In playing our "what if" game with the S&P 500 last week, we announced that the chart we featured would be "the last updated version of this chart that we'll be featuring for some time."
But then, the S&P 500 set a new all-time high as measured by the value of the index's daily closing value, and what better way to mark the occasion than to feature a new version of that chart, which we will be featuring for some time!
Basically, we've retired the "zoomed-in" version of our chart tracking the change in the growth rates of trailing year dividends per share, which define the realistic future expectations for earnings, and the daily and 20-day moving average of S&P 500 stock prices and introduced the full "zoomed-out" version of the chart! Now, you can see everything that we currently see when we peer into our crystal ball! And, as an additional bonus, the expected future for the S&P 500's dividends per share in the first quarter of 2014 has stopped being an unknown wild card element and has crystallized into sharp relief.

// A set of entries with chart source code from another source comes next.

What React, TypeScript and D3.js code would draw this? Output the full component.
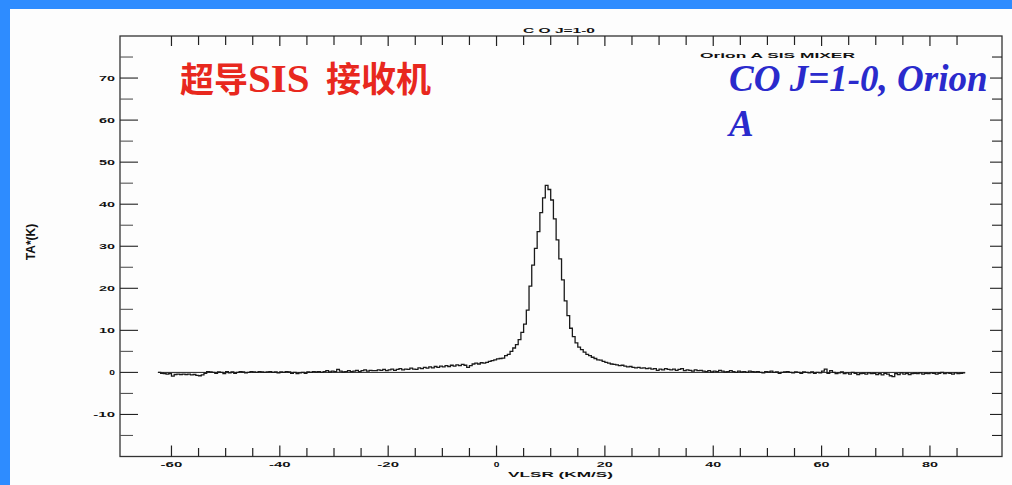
import React, { useEffect, useRef } from 'react';
import * as d3 from 'd3';

// spectrum: 0.5 km/s channels starting at -62.5 km/s
const vStart = -62.5;
const chanWidth = 0.5;

const taWingNeg = [
  0.0, -0.2, -0.3, -0.4, -0.3, -0.9, -0.5, -0.4, -0.5, -0.4, -0.5, -0.4, -0.6, -0.5, -0.7, -0.8, -0.6, -0.2, 0.2, 0.1,
  0.0, -0.2, 0.1, 0.0, -0.3, 0.2, -0.1, 0.1, -0.2, 0.0, 0.2, 0.1, -0.1, 0.0, 0.2, 0.1, 0.0, 0.2, 0.1, 0.0,
  0.1, 0.2, 0.0, 0.1, -0.1, 0.1, 0.0, 0.2, 0.1, -0.2, 0.0, -0.3, -0.1, 0.0, -0.2, 0.1, 0.0, 0.2, 0.1, 0.2,
  0.0, 0.2, 0.4, 0.1, 0.3, 0.2, 0.7, 0.3, 0.1, 0.2, 0.4, 0.2, 0.3, 0.5, 0.2, 0.4, 0.6, 0.3, 0.5, 0.4,
  0.4, 0.6, 0.5, 0.7, 0.4, 0.6, 0.8, 0.5, 0.7, 0.9, 0.6, 0.8, 0.7, 1.0, 0.8, 0.7, 1.1, 0.9, 1.2, 1.0,
  1.3, 1.1, 1.4, 1.2, 1.5, 1.3, 1.6, 1.4, 1.7, 1.5, 1.8, 1.6, 1.9, 1.7, 1.2, 1.6, 2.0, 2.2, 2.0, 2.3,
];

const taCore = [
  2.2, 2.4, 2.6, 2.8, 3.0, 3.2, 3.3, 3.4, 4.0, 4.3, 5.0, 5.8, 6.6, 7.8, 9.5, 11.5, 14.8, 20.5, 25.5, 29.5,
  33.5, 38.0, 41.5, 44.5, 43.5, 41.0, 36.5, 31.5, 27.0, 22.0, 17.0, 13.5, 10.5, 8.5, 7.0, 6.0, 5.4, 4.8, 4.3, 4.0,
  3.6, 3.3, 3.0, 2.9, 2.6, 2.4, 2.2, 2.0, 1.9, 1.8, 1.6, 1.7, 1.5, 1.3, 1.4, 1.2, 1.1, 1.2, 1.0, 1.1,
];

const taWingPos = [
  0.9, 1.0, 0.8, 0.9, 0.5, 0.8, 0.6, 0.9, 0.7, 0.6, 0.8, 0.5, 0.7, 0.9, 0.4, 0.6, 0.5, 0.3, 0.6, 0.4,
  0.5, 0.3, 0.2, 0.4, 0.1, 0.3, 0.2, 0.5, 0.3, 0.1, 0.2, 0.4, 0.2, 0.0, 0.3, 0.1, 0.2, 0.0, 0.3, 0.2,
  0.1, 0.2, 0.0, -0.1, 0.2, 0.1, 0.3, 0.0, 0.1, -0.2, 0.0, 0.1, 0.2, 0.0, -0.1, 0.1, 0.0, -0.2, 0.1, 0.0,
  -0.1, 0.1, -0.2, 0.0, -0.1, 0.3, 0.8, -0.2, 0.4, 0.0, -0.3, -0.1, 0.1, -0.3, -0.1, -0.4, 0.0, -0.2, -0.5, -0.3,
  -0.2, -0.4, -0.1, -0.3, -0.2, -0.5, -0.3, -0.6, -0.2, -0.4, -0.8, -1.0, -0.3, -0.5, -0.1, -0.4, -0.2, -0.5, -0.3, -0.2,
  -0.3, -0.1, -0.4, -0.2, -0.3, -0.1, -0.2, -0.4, -0.2, 0.0, -0.3, -0.1, -0.2, -0.4, -0.1, -0.3, -0.2, -0.1,
];

const xTickLabels = [-60, -40, -20, 0, 20, 40, 60, 80];
const yTickLabels = [-10, 0, 10, 20, 30, 40, 50, 60, 70];

const width = 1012;
const height = 485;
const frame = { left: 120, right: 1002, top: 36, bottom: 456.5 };

function App() {
  const ref = useRef(null);

  useEffect(() => {
    const svg = d3.select(ref.current);
    svg.selectAll('*').remove();

    const x = d3.scaleLinear().domain([-69.5, 93.3]).range([frame.left, frame.right]);
    const y = d3.scaleLinear().domain([-20, 80]).range([frame.bottom, frame.top]);

    // slide frame
    svg.append('rect').attr('width', width).attr('height', height).attr('fill', '#fdfdfd');
    svg.append('rect').attr('width', width).attr('height', 9).attr('fill', '#2e8cff');
    svg.append('rect').attr('width', 10).attr('height', height).attr('fill', '#2e8cff');

    const ink = '#222';

    // plot box
    svg.append('rect')
      .attr('x', frame.left).attr('y', frame.top)
      .attr('width', frame.right - frame.left)
      .attr('height', frame.bottom - frame.top)
      .attr('fill', 'none').attr('stroke', '#333').attr('stroke-width', 1.3);

    const minorX = d3.range(-60, 86, 5);
    const minorY = d3.range(-15, 80, 5);

    // bottom + top ticks
    minorX.forEach(v => {
      const major = xTickLabels.includes(v);
      svg.append('line')
        .attr('x1', x(v)).attr('x2', x(v))
        .attr('y1', frame.bottom).attr('y2', frame.bottom - (major ? 11 : 8.5))
        .attr('stroke', ink).attr('stroke-width', 1.2);
      svg.append('line')
        .attr('x1', x(v)).attr('x2', x(v))
        .attr('y1', frame.top).attr('y2', frame.top + (major ? 10 : 9))
        .attr('stroke', ink).attr('stroke-width', 1.2);
    });

    // left + right ticks
    minorY.forEach(v => {
      const major = yTickLabels.includes(v);
      svg.append('line')
        .attr('x1', frame.left).attr('x2', frame.left + (major ? 18 : 13))
        .attr('y1', y(v)).attr('y2', y(v))
        .attr('stroke', major ? ink : '#555').attr('stroke-width', 1.1);
      svg.append('line')
        .attr('x1', frame.right).attr('x2', frame.right - (major ? 12 : 10))
        .attr('y1', y(v)).attr('y2', y(v))
        .attr('stroke', ink).attr('stroke-width', 1.1);
    });

    const smallText = (sel, str, px) => {
      sel.attr('font-family', '"Liberation Sans", Arial, sans-serif')
        .attr('font-weight', 'bold')
        .attr('fill', '#111')
        .attr('lengthAdjust', 'spacingAndGlyphs')
        .text(str);
      if (px) sel.attr('textLength', px);
      return sel;
    };

    const labelLen = s => (s.length === 1 ? 5.7 : s.length === 2 ? 16 : 21.7);

    xTickLabels.forEach(v => {
      const s = String(v);
      smallText(svg.append('text'), s, labelLen(s))
        .attr('x', x(v) - labelLen(s) / 2).attr('y', 466.5)
        .attr('font-size', 7.5);
    });

    yTickLabels.forEach(v => {
      const s = String(v);
      smallText(svg.append('text'), s, labelLen(s))
        .attr('x', 115 - labelLen(s)).attr('y', y(v) + 2.8)
        .attr('font-size', 7.5);
    });

    // axis titles
    smallText(svg.append('text'), 'VLSR (KM/S)', 105)
      .attr('x', 508).attr('y', 477).attr('font-size', 7.5);

    smallText(svg.append('text'), 'C O  J=1-0', 72)
      .attr('x', 523).attr('y', 32.5).attr('font-size', 8);

    smallText(svg.append('text'), 'Orion A   SIS MIXER', 155)
      .attr('x', 700).attr('y', 58).attr('font-size', 8);

    svg.append('text')
      .attr('transform', 'translate(35,242) rotate(-90)')
      .attr('text-anchor', 'middle')
      .attr('font-family', '"Liberation Sans", Arial, sans-serif')
      .attr('font-weight', 'bold')
      .attr('font-size', 12)
      .attr('fill', '#111')
      .text('TA*(K)');

    // zero baseline
    const nChan = taWingNeg.length + taCore.length + taWingPos.length;
    svg.append('line')
      .attr('x1', x(vStart)).attr('x2', x(vStart + nChan * chanWidth))
      .attr('y1', y(0)).attr('y2', y(0))
      .attr('stroke', ink).attr('stroke-width', 1);

    // spectrum as histogram steps
    const ta = [...taWingNeg, ...taCore, ...taWingPos];
    const pts = ta.map((t, i) => [vStart + i * chanWidth, t]);
    pts.push([vStart + ta.length * chanWidth, ta[ta.length - 1]]);

    const line = d3.line()
      .x(d => x(d[0]))
      .y(d => y(d[1]))
      .curve(d3.curveStepAfter);

    svg.append('path')
      .datum(pts)
      .attr('d', line)
      .attr('fill', 'none')
      .attr('stroke', '#1a1a1a')
      .attr('stroke-width', 1.3);

    // slide annotations
    const red = svg.append('g')
      .attr('fill', '#e8281e')
      .attr('font-weight', 'bold');
    red.append('text').attr('x', 180).attr('y', 92)
      .attr('font-family', '"Noto Sans CJK SC", sans-serif').attr('font-size', 34)
      .text('超导');
    red.append('text').attr('x', 248).attr('y', 92)
      .attr('font-family', '"Liberation Serif", serif').attr('font-size', 41)
      .text('SIS');
    red.append('text').attr('x', 326).attr('y', 92)
      .attr('font-family', '"Noto Sans CJK SC", sans-serif').attr('font-size', 35)
      .text('接收机');

    const blue = svg.append('g')
      .attr('fill', '#2a2acc')
      .attr('font-family', '"Liberation Serif", "Times New Roman", serif')
      .attr('font-style', 'italic')
      .attr('font-weight', 'bold')
      .attr('font-size', 37);
    blue.append('text').attr('x', 729).attr('y', 91).text('CO J=1-0, Orion');
    blue.append('text').attr('x', 729).attr('y', 136).text('A');
  }, []);

  return (
    <svg
      ref={ref}
      width={width}
      height={height}
      style={{ position: 'absolute', left: 0, top: 0, display: 'block' }}
    />
  );
}

export default App;
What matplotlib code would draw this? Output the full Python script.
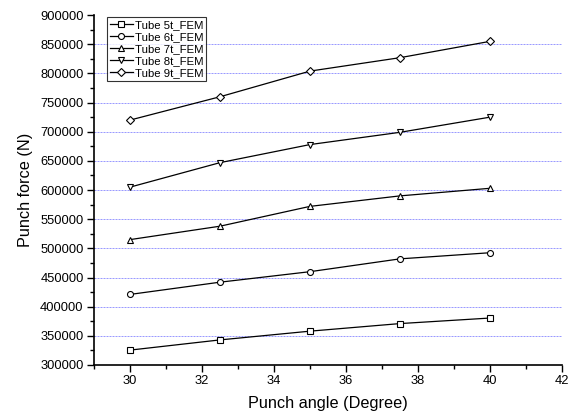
import matplotlib
matplotlib.use("Agg")
import matplotlib.pyplot as plt
from matplotlib.ticker import MultipleLocator

plt.rcParams['font.family'] = ['Liberation Sans', 'DejaVu Sans']

angles = [30, 32.5, 35, 37.5, 40]
tube5 = [325500, 343000, 358000, 371000, 380500]
tube6 = [421000, 442000, 460000, 482000, 492500]
tube7 = [515000, 538000, 572000, 590000, 603000]
tube8 = [605000, 647000, 678000, 699000, 725000]
tube9 = [720000, 760000, 804000, 827000, 855000]
labels = ['Tube 5t_FEM', 'Tube 6t_FEM', 'Tube 7t_FEM', 'Tube 8t_FEM', 'Tube 9t_FEM']
markers = ['s', 'o', '^', 'v', 'D']
sizes = [4, 4.3, 5, 5, 4.0]
series = [tube5, tube6, tube7, tube8, tube9]

fig = plt.figure(figsize=(5.74, 4.2), dpi=100)
ax = fig.add_axes([0.1638, 0.131, 0.8152, 0.833])

for vals, lab, mk, ms in zip(series, labels, markers, sizes):
    ax.plot(angles, vals, color='black', lw=0.9, marker=mk, ms=ms,
            mfc='white', mec='black', mew=0.8, label=lab)

ax.set_xlim(29, 42)
ax.set_ylim(300000, 900000)
ax.xaxis.set_major_locator(MultipleLocator(2))
ax.xaxis.set_minor_locator(MultipleLocator(1))
ax.yaxis.set_major_locator(MultipleLocator(50000))
ax.yaxis.set_minor_locator(MultipleLocator(25000))
ax.tick_params(which='major', direction='out', length=5, width=1, labelsize=9.3, pad=2.5)
ax.tick_params(which='minor', direction='out', length=3, width=1)
for s in ['top', 'right']:
    ax.spines[s].set_visible(False)
for s in ['left', 'bottom']:
    ax.spines[s].set_linewidth(1.2)

ax.grid(axis='y', which='major', color='#9a9aff', ls=(0, (2, 1)), lw=0.72)
fig.canvas.draw()
for t in ax.yaxis.get_major_ticks():
    if t.get_loc() <= 300000 or t.get_loc() >= 900000:
        t.gridline.set_visible(False)

ax.set_xlabel('Punch angle (Degree)', fontsize=11.7, labelpad=6)
ax.set_ylabel('Punch force (N)', fontsize=11.7, labelpad=5)

leg = ax.legend(loc='upper left', bbox_to_anchor=(0.028, 0.995), fontsize=8.2,
                frameon=True, fancybox=False, edgecolor='black', borderpad=0.25,
                labelspacing=0.18, handlelength=2.0, handletextpad=0.2, borderaxespad=0)
leg.get_frame().set_linewidth(0.8)

fig.savefig('out.png', dpi=100)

Here's how to read the chart. First, we see that investors are still focused on 2013-Q2 in setting the pace by which stock prices are changing, which we observe in the continuing convergence between both the daily and 20-day moving average of the S&P 500's index value with the expected change in the growth rate for the index dividends per share for this current quarter.
Since these values are both still below the level set by 2013-Q2's dividends per share, we can expect stock prices to continue rising in the near term. However that rally will tend toward stalling out as the gap between stock prices and expected future dividends closes up, as it is increasingly unlikely that S&P 500 companies will announce additional dividend increases that might have a noticeable effect upon dividend futures or stock prices before that quarter ends in June 2013.
(click to enlarge) In the absence of significant noise events in the market, that convergence will continue until investors shift their focus in setting stock prices toward a more distant point of time in the future.
There are three alternate and parallel futures from which investors might choose. In two of those three possible futures, represented by the dividend futures for 2013-Q3 and 2013-Q4, stock prices can be expected to fall rather dramatically, with a more severe correction in stock prices occurring should investors become focused upon the fourth quarter of 2013.
The third alternative future for stock prices would be the more positive future indicated by the available dividend futures for the first quarter of 2014 - if investors were to suddenly focus on 2014-Q1 today, stock prices would rise rapidly.
Unfortunately, it is unlikely that investors will suddenly focus on 2014-Q1 without having first focused upon either 2013-Q3 or 2013-Q4. Our comments in our chart above indicate the basic sequence that we expect the market will follow.
As for when the shift in focus might occur, June 21, 2013, would mark the very latest that we would expect investors to be able to sustain their forward-looking focus on 2013-Q2 in setting stock prices, as this is the date the futures contract covering the S&P 500's dividends for 2013-Q2 will expire. The likelihood of a shift in the forward-looking focus of investors is presently increasing with each passing day, and it is extremely likely that the shift will occur in the weeks before June 21, 2013.
As always, the potential for noise events to significantly affect stock prices without warning remains a factor, and a noise event of moderate impact could well trigger the shift in focus in how investors fundamentally set stock prices.
The Federal Reserve's quantitative easing programs remain a wild card element. Here, should the Fed act to dramatically change the rate of acquisition of U.S. government and government supported enterprise-issued securities, we would expect stock prices to react, with stock prices moving in the direction of the change. At present, the Fed's current QE program is having little to no impact on stock prices.